Anyways-Yeah. I’m enjoying school and the days are going by quickly; it’s really difficult though…the most challenged I’ve ever been. (And that’s saying a lot because last year I took AP US history)

      New things

I expected all of these things, but they’re something to comment on.

Smoking (Fumer)

Everyone. Everrryyyone smokes.14 year olds, 40 year olds, girls, guys. I knew “yeah a lot of people smoke in Europe” but this is just wild. In the morning, after school, lunch breaks, in between classes…people are always smoking! I see girls rolling cigarettes inside the school. People making handmade cigarette boxes out of construction paper in class. It’s seriously so strange. I know like two people under the age of 30 who smoke cigarettes back home. Usually, I have an insanely low tolerance for cigarette smoke, I can’t stand to be around it. But now, it doesn’t bother me. I guess all this second hand smoke is making me aloof to it…which honestly kind of scares me.


“Bonjour!” “Salut!” *Kiss, Kiss*

I’ve never had my cheek kissed so many times by so many people. And I never know if its 1, 2, or 3…which makes it really awkward when I pull back and the person is still trying to kiss me. Especially when that person is a stranger. When I’m with my host sister and her friend walks by and kisses her on the cheek, they’ll say “Salut” and kiss me too…even though we haven’t even been introduced. I guess I’ve always compared it to hugging your friend hello/goodbye…but I don’t think I’ve ever hugged a stranger just because they’re with someone I know.

Breakfast (Petit Dejeuner)

A piece of a baguette, butter, jam, coffee (drunk out of a small bowl), and juice.
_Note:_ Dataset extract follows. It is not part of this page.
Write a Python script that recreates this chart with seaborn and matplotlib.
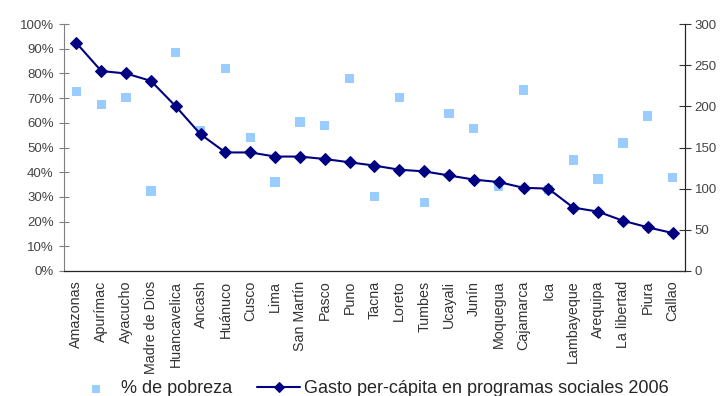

When they say “Petit Dejeuner” it really is petit. But so good! Fresh bread, sometimes cake, and super fresh and rich coffee-which I have gotten used to drinking black (Im proud of that!)


After school, kids go hang out in bars. Some drink beer (drinking age is 18) and some just drink this flavored syrup-water drink, which is popular like in the states it would be a soda or tea or something. Today I had a Sirop de Framboise (strawberry syrup drink).

The obsession with New York City and American music. “Have you ever been to NYC?” “Do you like Justin Bieber? I don’t” “Have you seen The Fault In Our Stars? The Hangover? Hunger Games?” “What kind of stores do you like?” “You’ve never had frog? Snails? Really?” Sometimes in French, sometimes in English.

Most people either are really curious about America, want to hear me say a weird word like “grenouille” [(frog)…seriously that word is really hard to say] or want to practice their English on me.

Nightclubs. There are like 5 in the city, and you can go as young as 13. And people do. I think I’ll go with my host sister in a few weeks. Very curious if the nightclubs here are like what we consider a nightclub in the US, because I’ve never been to one, and wouldn’t be allowed now much less when I was in the 8th grade.

Cultural differences, y’all. I’m learning a bunch.

Absolutely loving my time here. The first few days were rough in terms of adjusting to the language/a new house and family and accepting that I’m here, but I’m feeling much better now that this is starting to feel like my life. Can’t wait for the language barrier to be at a minimum!